— begin —
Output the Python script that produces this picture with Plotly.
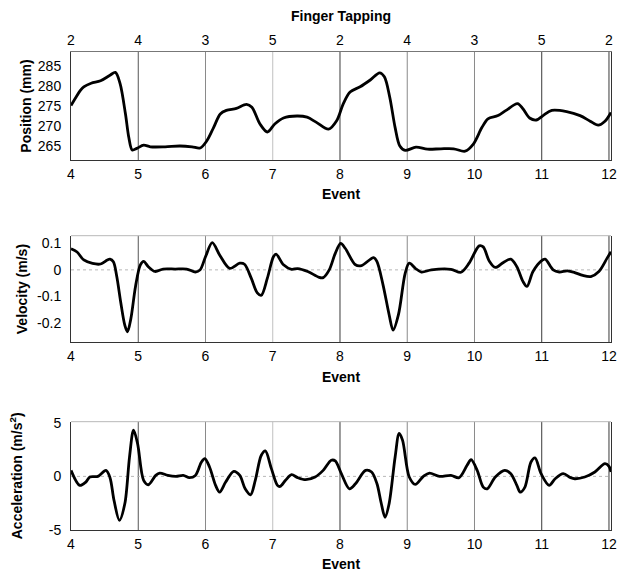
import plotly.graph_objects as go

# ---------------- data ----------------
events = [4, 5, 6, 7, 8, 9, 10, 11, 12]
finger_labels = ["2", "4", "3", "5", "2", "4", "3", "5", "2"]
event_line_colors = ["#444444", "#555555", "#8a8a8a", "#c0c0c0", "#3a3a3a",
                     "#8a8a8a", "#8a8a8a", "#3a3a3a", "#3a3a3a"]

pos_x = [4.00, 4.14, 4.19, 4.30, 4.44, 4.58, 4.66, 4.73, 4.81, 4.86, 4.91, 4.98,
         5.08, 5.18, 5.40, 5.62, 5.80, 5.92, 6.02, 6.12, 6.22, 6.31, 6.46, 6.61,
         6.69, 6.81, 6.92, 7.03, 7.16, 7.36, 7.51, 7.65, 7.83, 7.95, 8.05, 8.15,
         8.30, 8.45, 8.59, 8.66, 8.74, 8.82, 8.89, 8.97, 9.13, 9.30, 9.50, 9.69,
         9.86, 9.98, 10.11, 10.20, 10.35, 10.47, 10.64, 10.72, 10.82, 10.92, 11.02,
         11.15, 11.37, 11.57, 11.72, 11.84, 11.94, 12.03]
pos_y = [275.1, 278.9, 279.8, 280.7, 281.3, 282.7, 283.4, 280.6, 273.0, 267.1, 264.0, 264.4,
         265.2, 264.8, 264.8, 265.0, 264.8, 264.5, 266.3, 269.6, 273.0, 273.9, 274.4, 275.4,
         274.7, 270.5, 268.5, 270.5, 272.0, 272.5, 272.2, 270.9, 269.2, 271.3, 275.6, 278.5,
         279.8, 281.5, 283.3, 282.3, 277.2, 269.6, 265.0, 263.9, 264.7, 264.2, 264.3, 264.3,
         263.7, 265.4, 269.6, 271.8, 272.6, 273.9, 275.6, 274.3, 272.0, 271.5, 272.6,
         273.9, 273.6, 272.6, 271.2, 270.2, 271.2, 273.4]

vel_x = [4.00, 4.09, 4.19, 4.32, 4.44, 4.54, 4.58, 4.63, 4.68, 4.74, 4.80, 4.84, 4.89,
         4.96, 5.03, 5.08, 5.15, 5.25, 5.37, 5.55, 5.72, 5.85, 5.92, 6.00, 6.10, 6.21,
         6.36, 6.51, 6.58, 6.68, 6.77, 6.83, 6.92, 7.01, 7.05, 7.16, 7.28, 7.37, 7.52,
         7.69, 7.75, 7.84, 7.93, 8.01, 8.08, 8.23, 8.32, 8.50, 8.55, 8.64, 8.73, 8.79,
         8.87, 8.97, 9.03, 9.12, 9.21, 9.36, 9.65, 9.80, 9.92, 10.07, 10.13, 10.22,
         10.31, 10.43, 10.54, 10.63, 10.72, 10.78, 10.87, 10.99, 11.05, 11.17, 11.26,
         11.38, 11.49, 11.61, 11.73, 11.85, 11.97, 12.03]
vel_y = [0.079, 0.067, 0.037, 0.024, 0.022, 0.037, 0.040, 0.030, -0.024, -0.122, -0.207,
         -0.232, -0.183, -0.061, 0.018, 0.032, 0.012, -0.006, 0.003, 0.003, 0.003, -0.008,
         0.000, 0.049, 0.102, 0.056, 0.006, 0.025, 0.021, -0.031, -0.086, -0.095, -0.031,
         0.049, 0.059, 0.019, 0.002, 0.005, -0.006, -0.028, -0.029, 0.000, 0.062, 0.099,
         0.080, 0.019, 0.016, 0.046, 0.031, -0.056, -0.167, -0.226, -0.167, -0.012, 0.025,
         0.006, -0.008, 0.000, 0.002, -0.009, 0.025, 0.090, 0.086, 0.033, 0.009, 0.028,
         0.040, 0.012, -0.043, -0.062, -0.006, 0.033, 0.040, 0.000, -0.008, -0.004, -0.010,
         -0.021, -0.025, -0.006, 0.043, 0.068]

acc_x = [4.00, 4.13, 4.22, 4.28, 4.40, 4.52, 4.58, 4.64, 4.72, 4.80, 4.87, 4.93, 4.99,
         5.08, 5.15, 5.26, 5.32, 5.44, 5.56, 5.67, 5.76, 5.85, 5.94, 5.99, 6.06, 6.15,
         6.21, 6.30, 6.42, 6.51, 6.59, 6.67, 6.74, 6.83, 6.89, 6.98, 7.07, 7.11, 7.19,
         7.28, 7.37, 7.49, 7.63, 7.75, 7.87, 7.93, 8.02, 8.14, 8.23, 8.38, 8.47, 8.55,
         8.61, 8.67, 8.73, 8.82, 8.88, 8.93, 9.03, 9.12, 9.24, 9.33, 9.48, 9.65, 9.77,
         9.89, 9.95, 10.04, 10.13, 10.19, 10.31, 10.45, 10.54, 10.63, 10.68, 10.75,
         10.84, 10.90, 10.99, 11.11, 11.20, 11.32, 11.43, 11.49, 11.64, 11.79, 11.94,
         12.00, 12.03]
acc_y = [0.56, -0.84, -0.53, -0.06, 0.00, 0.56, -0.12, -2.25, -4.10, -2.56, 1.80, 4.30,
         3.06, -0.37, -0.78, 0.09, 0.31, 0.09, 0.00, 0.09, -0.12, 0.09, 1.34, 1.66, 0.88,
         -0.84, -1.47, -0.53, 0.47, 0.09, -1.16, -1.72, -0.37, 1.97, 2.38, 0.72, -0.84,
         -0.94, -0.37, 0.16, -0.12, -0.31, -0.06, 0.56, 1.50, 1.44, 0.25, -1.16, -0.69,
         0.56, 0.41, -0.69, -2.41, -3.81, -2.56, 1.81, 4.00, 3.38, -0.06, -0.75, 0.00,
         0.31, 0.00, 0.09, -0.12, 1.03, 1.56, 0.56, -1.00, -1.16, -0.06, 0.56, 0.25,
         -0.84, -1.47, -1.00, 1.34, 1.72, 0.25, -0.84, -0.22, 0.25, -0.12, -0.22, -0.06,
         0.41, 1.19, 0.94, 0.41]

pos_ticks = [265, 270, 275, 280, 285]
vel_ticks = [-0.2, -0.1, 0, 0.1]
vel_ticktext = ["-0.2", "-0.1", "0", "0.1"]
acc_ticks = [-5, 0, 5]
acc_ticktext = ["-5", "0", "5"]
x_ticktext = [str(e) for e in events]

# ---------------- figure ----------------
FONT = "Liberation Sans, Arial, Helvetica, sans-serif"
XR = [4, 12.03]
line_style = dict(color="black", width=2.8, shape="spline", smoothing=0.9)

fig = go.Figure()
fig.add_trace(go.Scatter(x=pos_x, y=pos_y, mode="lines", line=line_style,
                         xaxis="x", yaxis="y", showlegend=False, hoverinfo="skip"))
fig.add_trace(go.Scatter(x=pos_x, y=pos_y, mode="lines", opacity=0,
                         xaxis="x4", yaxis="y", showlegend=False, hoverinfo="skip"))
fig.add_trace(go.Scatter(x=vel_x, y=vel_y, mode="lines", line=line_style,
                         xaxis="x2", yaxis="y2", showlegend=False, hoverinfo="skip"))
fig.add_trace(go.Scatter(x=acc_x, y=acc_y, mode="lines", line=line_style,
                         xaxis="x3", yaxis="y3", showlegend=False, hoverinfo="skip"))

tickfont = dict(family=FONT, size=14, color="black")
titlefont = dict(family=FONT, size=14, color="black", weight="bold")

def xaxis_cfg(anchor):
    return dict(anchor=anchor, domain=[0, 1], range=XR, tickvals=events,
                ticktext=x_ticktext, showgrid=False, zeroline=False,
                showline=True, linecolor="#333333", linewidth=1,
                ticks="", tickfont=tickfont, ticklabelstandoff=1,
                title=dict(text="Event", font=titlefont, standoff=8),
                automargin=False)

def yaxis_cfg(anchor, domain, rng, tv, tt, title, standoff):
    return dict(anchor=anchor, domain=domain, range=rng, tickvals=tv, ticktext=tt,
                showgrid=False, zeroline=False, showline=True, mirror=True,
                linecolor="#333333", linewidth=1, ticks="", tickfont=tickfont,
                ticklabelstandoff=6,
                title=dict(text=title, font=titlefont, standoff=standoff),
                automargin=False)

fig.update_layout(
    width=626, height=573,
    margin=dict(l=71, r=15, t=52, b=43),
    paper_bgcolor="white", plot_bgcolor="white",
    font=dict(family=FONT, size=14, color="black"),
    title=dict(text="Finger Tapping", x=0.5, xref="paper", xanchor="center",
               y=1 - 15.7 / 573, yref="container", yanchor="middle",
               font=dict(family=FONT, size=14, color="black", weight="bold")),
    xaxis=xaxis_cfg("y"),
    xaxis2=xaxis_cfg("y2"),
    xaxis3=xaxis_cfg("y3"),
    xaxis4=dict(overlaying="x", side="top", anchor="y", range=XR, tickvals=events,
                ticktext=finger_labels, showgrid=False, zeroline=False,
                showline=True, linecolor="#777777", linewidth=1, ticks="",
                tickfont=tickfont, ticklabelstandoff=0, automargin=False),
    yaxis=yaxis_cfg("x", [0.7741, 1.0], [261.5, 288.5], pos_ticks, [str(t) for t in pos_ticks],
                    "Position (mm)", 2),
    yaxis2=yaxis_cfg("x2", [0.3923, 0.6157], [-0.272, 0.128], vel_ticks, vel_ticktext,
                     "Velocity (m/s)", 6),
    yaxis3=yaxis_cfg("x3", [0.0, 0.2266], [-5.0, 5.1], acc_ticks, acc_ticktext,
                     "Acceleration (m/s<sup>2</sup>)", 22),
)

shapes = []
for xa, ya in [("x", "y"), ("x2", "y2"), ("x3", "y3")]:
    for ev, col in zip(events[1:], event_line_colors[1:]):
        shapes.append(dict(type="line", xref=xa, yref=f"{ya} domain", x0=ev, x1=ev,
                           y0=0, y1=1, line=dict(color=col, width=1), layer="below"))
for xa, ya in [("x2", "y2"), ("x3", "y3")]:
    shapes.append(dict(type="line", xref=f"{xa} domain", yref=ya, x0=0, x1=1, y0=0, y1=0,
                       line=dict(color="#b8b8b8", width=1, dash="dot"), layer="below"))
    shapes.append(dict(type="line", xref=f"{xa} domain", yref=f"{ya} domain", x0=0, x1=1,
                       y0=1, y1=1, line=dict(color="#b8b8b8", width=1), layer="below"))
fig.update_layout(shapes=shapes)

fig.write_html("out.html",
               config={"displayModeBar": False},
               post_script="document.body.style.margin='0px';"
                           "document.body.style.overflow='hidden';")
— end —
[DIRECTIVE]:
Begin at the first line of the data above and repeat each line exactly, stopping after the line containing "273.9, 273.6, 272.6, 271.2, 270.2, 271.2, 273.4]". Omit the pictures.

[SOLVED PROBLEM]:
Output the Python script that produces this picture with Plotly.
import plotly.graph_objects as go

# ---------------- data ----------------
events = [4, 5, 6, 7, 8, 9, 10, 11, 12]
finger_labels = ["2", "4", "3", "5", "2", "4", "3", "5", "2"]
event_line_colors = ["#444444", "#555555", "#8a8a8a", "#c0c0c0", "#3a3a3a",
                     "#8a8a8a", "#8a8a8a", "#3a3a3a", "#3a3a3a"]

pos_x = [4.00, 4.14, 4.19, 4.30, 4.44, 4.58, 4.66, 4.73, 4.81, 4.86, 4.91, 4.98,
         5.08, 5.18, 5.40, 5.62, 5.80, 5.92, 6.02, 6.12, 6.22, 6.31, 6.46, 6.61,
         6.69, 6.81, 6.92, 7.03, 7.16, 7.36, 7.51, 7.65, 7.83, 7.95, 8.05, 8.15,
         8.30, 8.45, 8.59, 8.66, 8.74, 8.82, 8.89, 8.97, 9.13, 9.30, 9.50, 9.69,
         9.86, 9.98, 10.11, 10.20, 10.35, 10.47, 10.64, 10.72, 10.82, 10.92, 11.02,
         11.15, 11.37, 11.57, 11.72, 11.84, 11.94, 12.03]
pos_y = [275.1, 278.9, 279.8, 280.7, 281.3, 282.7, 283.4, 280.6, 273.0, 267.1, 264.0, 264.4,
         265.2, 264.8, 264.8, 265.0, 264.8, 264.5, 266.3, 269.6, 273.0, 273.9, 274.4, 275.4,
         274.7, 270.5, 268.5, 270.5, 272.0, 272.5, 272.2, 270.9, 269.2, 271.3, 275.6, 278.5,
         279.8, 281.5, 283.3, 282.3, 277.2, 269.6, 265.0, 263.9, 264.7, 264.2, 264.3, 264.3,
         263.7, 265.4, 269.6, 271.8, 272.6, 273.9, 275.6, 274.3, 272.0, 271.5, 272.6,
         273.9, 273.6, 272.6, 271.2, 270.2, 271.2, 273.4]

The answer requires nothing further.